I completely believe that there is no teacher who's going to work for all students all the time. No matter how brilliant or wonderful I am, there's always going to be one student who says, "Eh, not that impressive." And conversely there's always going to be at least one student who likes the blowhard a-hole teachers who drive me nuts. So there's no accounting for taste, I guess is all I'm really saying.
As for getting those who judge teachers to teach a few classes themselves...I regularly ask students to take turns leading class discussion, for all sorts of valid pedagogical reasons, of course!, but one of the big reasons is the hope that it will give them a tiny bit of perspective on what it's like to stand (or sit) at the front of a room and throw out a question and get NOTHING in response. See how they like it then! ;-)
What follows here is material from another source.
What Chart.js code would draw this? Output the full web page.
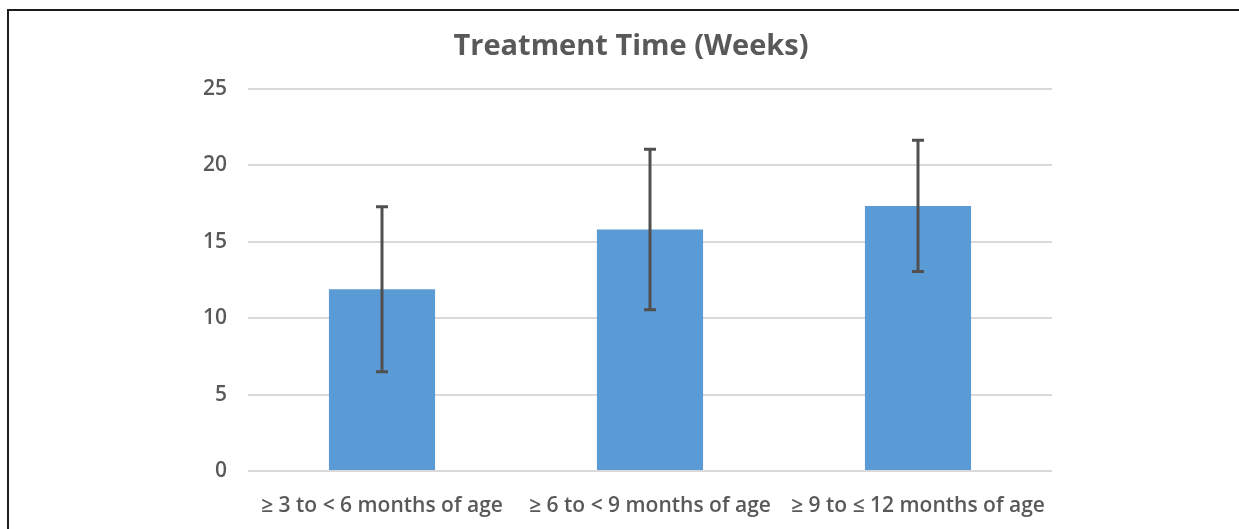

Ooo, New Kid... I love it. It's like sound, brillian pedagogy mixed with a touch of sadism.
A tiny touch. And what's wrong with sadism?
Tony, it's the knowing what I plan on saying that gets me. Even if I think I know, usually when I actually start talking? I get a serious case of verbal diarrhea. Which makes me think, oh, I need to prep MORE than the perfectly adequate amount I usually spend prepping! Which makes me think, I don't get paid for prepping! This sucks! Which makes me think, shit. I'm just going to go play poker.